Fenerbahçe zor eşiği kolay aştı. Evet zordu, Alex’in ayrılışı ile başlayan yeni süreçte taraftar adeta ikiye bölünmüş, Aykut Hoca’ya yan gözle bakanların sayısı artmıştı... Ceza maçlarının sonunda Orduspor maçının öncesinde Limassol’u karşılarken küçük bir kaza golü bile tribünün ayarını bozabilir, keyifleri kaçırabilirdi. Hayır, bunlar olmadı. Fenerbahçe hem maçı, hem de taraftarının gönülden coşkulu desteğini kazandı:
Peki dünkü oyunu çok mu beğendik? Hayır, tatmin edici değildi. Her şeyden önce yavaş oynadılar. AEL Limassol gibi kalitesi sınırlı yabancılarla kendine göre bir ölçüde güçlenmiş de olsa Fenerbahçe’ye rakip olamayacak bir takıma topla oynama, hücum etme fırsatı verdiler. Fizik gücüne dayalı, taktik ve teknik beceriden uzak o hücumlar bile zaman zaman Volkan’ın klası sayesinde savuşturuldu. Bunun önemli nedenlerinden biri, sakatlıktan henüz dönen Topal ve Meireles’in fizik mücadeleden uzak durmalarıydı. Cristian da ofansif rolleri tercih edince Rum takımı orta alanı kullanma fırsatı buldu.
Fenerbahçe’de günün adamı Musa Sow oldu. Kuyt’la birlikte ileri uçta görev paylaşırken zaman zaman yalnız kalmasına, rakip savunmacıların baskısına rağmen adeta bir traktör gibi gücüyle topu sökmesi, ısrarla golü kovalaması alkışlanacak düzeyde az bulunur örneklerdendi. Musa, baskısıyla ilk korneri kazandırdı, o atıştan Kuyt’un golü geldi. Sonra Kuyt’un başlattığı hücumda Gökhan ve Cristian’ın organize paslarıyla buluşup kendi golünü attı. Dahası, son 20 dakikaya girerken yine inat ve ısrarıyla topa sahip olup tek başına gole giderken, son adam olarak müdahale eden rakibinin kırmızı kart görmesine neden oldu. On kişi kalan rakibe karşı takım arkadaşlarını rahatlattı.

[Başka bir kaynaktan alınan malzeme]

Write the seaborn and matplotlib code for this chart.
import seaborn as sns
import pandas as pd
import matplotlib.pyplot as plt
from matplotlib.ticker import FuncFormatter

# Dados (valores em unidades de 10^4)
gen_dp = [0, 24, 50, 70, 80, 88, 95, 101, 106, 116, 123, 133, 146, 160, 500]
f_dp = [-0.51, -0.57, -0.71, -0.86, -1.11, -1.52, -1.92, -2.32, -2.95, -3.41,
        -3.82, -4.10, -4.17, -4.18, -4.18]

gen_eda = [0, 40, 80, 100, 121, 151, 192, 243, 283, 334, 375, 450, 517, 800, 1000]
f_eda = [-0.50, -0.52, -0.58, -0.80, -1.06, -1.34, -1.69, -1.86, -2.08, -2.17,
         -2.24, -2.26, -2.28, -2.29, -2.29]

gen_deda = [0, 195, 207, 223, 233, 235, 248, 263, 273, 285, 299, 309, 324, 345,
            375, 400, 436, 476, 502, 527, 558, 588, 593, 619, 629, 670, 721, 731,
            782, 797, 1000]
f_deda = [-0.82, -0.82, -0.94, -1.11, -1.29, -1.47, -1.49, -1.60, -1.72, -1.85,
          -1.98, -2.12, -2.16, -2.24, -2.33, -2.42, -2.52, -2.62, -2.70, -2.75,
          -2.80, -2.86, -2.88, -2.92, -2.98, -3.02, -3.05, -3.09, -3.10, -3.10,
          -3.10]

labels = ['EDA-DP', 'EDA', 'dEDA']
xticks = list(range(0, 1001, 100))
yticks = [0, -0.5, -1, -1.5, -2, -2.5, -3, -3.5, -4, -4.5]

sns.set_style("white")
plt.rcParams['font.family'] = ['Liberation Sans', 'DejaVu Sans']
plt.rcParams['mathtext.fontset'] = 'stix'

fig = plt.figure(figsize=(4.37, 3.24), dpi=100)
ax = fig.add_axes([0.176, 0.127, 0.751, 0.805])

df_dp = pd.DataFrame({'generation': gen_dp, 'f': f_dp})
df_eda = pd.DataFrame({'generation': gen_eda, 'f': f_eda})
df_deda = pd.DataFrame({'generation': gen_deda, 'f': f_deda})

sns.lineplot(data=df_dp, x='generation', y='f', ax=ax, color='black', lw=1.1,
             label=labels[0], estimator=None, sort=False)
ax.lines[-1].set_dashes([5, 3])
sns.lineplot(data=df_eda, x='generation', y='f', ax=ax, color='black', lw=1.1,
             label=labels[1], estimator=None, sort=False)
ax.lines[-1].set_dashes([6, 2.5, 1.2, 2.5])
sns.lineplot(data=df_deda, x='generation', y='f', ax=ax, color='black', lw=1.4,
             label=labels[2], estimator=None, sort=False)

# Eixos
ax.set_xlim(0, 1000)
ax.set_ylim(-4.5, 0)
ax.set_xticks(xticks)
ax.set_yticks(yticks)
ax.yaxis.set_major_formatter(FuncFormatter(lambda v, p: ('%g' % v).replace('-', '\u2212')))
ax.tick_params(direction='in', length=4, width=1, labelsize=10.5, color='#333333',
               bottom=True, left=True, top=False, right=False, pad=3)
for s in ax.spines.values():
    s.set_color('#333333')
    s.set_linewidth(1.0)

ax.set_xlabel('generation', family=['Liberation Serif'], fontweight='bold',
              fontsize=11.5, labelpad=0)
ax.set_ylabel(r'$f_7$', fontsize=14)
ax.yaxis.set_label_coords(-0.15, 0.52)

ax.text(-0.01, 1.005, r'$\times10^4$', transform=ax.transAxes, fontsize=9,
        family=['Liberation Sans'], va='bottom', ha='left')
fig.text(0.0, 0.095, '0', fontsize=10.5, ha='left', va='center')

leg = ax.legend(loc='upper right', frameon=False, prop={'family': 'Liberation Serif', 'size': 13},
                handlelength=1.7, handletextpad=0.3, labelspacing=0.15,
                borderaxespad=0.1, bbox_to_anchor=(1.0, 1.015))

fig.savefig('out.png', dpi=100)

Fenerbahçe grup liderliğini sürdürerek avantajını korudu. Gruptan çıkmayı garantiledi. Sonraki turlar için şimdiden moral ve cesaret kazandı. Ancak hemen söyleyelim, dünkü oyun elemeli geçecek final turları için hiç de yeterli değil. Fenerbahçe kanatlarda da kale önünde de daha etkili ve daha verimli bir oyunu sistem haline dönüştürmeli. Sonucu şansa, bireysel becerilere bırakmamalı.